Omit all pictures, then retype the data exactly as given.
__________
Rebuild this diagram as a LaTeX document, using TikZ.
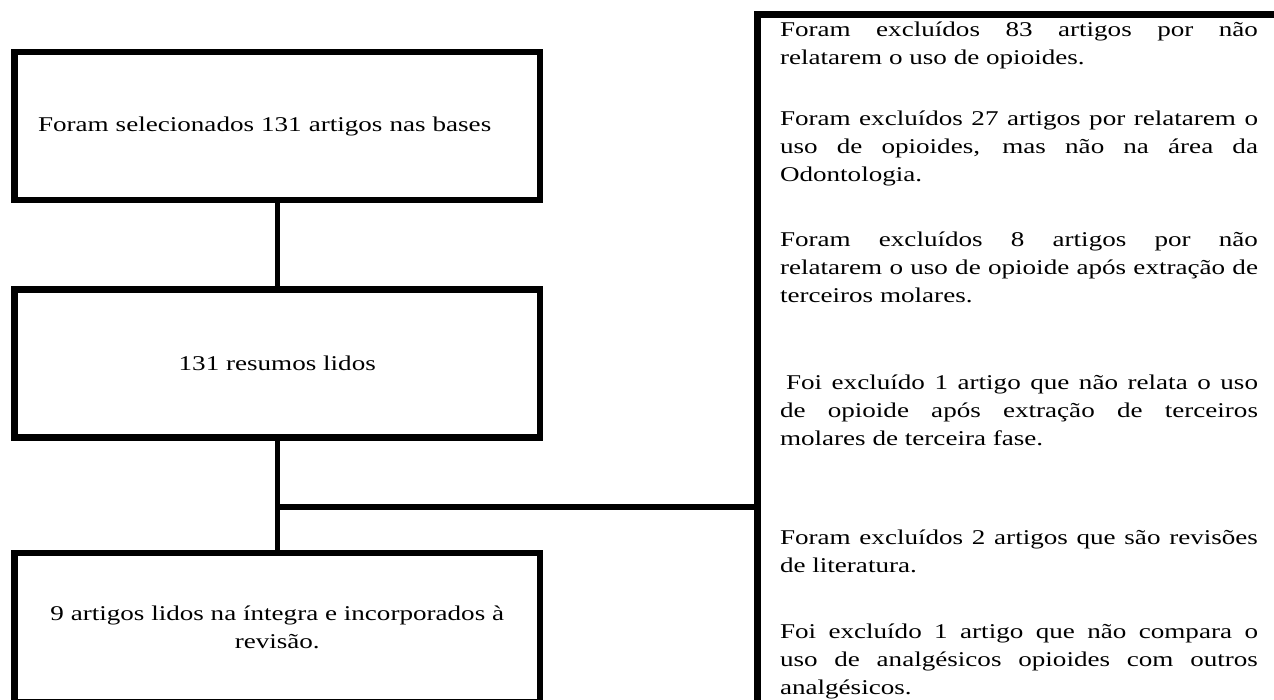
\documentclass[tikz,border=0pt]{standalone}
\usepackage{fontspec}
\setmainfont[FakeStretch=1.29]{Liberation Serif}
\newcommand\diagfont{\fontsize{21}{28}\selectfont\hyphenpenalty=10000\exhyphenpenalty=10000\tolerance=10000}
\begin{document}
\begin{tikzpicture}[x=1pt,y=-1pt,
  box/.style={draw, line width=6.5pt, inner sep=0pt, outer sep=0pt, minimum width=525.5pt, minimum height=148pt, align=center, font=\diagfont},
  conn/.style={line width=5.5pt},
  para/.style={anchor=base west, inner sep=0pt, outer sep=0pt, text width=478pt, align=justify, font=\diagfont}]
\clip (0,0) rectangle (1274,700);
\fill[white] (0,0) rectangle (1274,700);
\node[box, text width=478.5pt, align=left] (b1) at (277.25,126) {Foram selecionados 131 artigos nas bases};
\node[box] (b2) at (277.25,363.5) {131 resumos lidos};
\node[box, minimum height=149pt] (b3) at (277.25,627.5) {9 artigos lidos na íntegra e incorporados à\\revisão.};
\node[draw, line width=7pt, inner sep=0pt, outer sep=0pt, minimum width=600pt, minimum height=720pt, anchor=north west] (ex) at (757,14.5) {};
\draw[conn] (b1.south) -- (b2.north);
\draw[conn] (b2.south) -- (b3.north);
\coordinate (j) at (277.25,507);
\draw[conn] (j) -- (j -| ex.west);
\node[para] (p1) at (780,37) {Foram excluídos 83 artigos por não\linebreak relatarem o uso de opioides.};
\node[para] (p2) at (780,126) {Foram excluídos 27 artigos por relatarem o\linebreak uso de opioides, mas não na área da\linebreak Odontologia.};
\node[para] (p3) at (780,247) {Foram excluídos 8 artigos por não\linebreak relatarem o uso de opioide após extração de\linebreak terceiros molares.};
\node[para] (p4) at (780,389) {\hspace*{6pt}Foi excluído 1 artigo que não relata o uso\linebreak de opioide após extração de terceiros\linebreak molares de terceira fase.};
\node[para] (p5) at (780,544) {Foram excluídos 2 artigos que são revisões\linebreak de literatura.};
\node[para] (p6) at (780,638) {Foi excluído 1 artigo que não compara o\linebreak uso de analgésicos opioides com outros\linebreak analgésicos.};
\end{tikzpicture}
\end{document}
__________
• Correct answer:
Rebuild this diagram as a LaTeX document, using TikZ.
\documentclass[tikz,border=0pt]{standalone}
\usepackage{fontspec}
\setmainfont[FakeStretch=1.29]{Liberation Serif}
\newcommand\diagfont{\fontsize{21}{28}\selectfont\hyphenpenalty=10000\exhyphenpenalty=10000\tolerance=10000}
\begin{document}
\begin{tikzpicture}[x=1pt,y=-1pt,
  box/.style={draw, line width=6.5pt, inner sep=0pt, outer sep=0pt, minimum width=525.5pt, minimum height=148pt, align=center, font=\diagfont},
  conn/.style={line width=5.5pt},
  para/.style={anchor=base west, inner sep=0pt, outer sep=0pt, text width=478pt, align=justify, font=\diagfont}]
\clip (0,0) rectangle (1274,700);
\fill[white] (0,0) rectangle (1274,700);
\node[box, text width=478.5pt, align=left] (b1) at (277.25,126) {Foram selecionados 131 artigos nas bases};
\node[box] (b2) at (277.25,363.5) {131 resumos lidos};
\node[box, minimum height=149pt] (b3) at (277.25,627.5) {9 artigos lidos na íntegra e incorporados à\\revisão.};
\node[draw, line width=7pt, inner sep=0pt, outer sep=0pt, minimum width=600pt, minimum height=720pt, anchor=north west] (ex) at (757,14.5) {};
\draw[conn] (b1.south) -- (b2.north);
\draw[conn] (b2.south) -- (b3.north);
\coordinate (j) at (277.25,507);
\draw[conn] (j) -- (j -| ex.west);
\node[para] (p1) at (780,37) {Foram excluídos 83 artigos por não\linebreak relatarem o uso de opioides.};
\node[para] (p2) at (780,126) {Foram excluídos 27 artigos por relatarem o\linebreak uso de opioides, mas não na área da\linebreak Odontologia.};
\node[para] (p3) at (780,247) {Foram excluídos 8 artigos por não\linebreak relatarem o uso de opioide após extração de\linebreak terceiros molares.};
\node[para] (p4) at (780,389) {\hspace*{6pt}Foi excluído 1 artigo que não relata o uso\linebreak de opioide após extração de terceiros\linebreak molares de terceira fase.};
\node[para] (p5) at (780,544) {Foram excluídos 2 artigos que são revisões\linebreak de literatura.};
\node[para] (p6) at (780,638) {Foi excluído 1 artigo que não compara o\linebreak uso de analgésicos opioides com outros\linebreak analgésicos.};
\end{tikzpicture}
\end{document}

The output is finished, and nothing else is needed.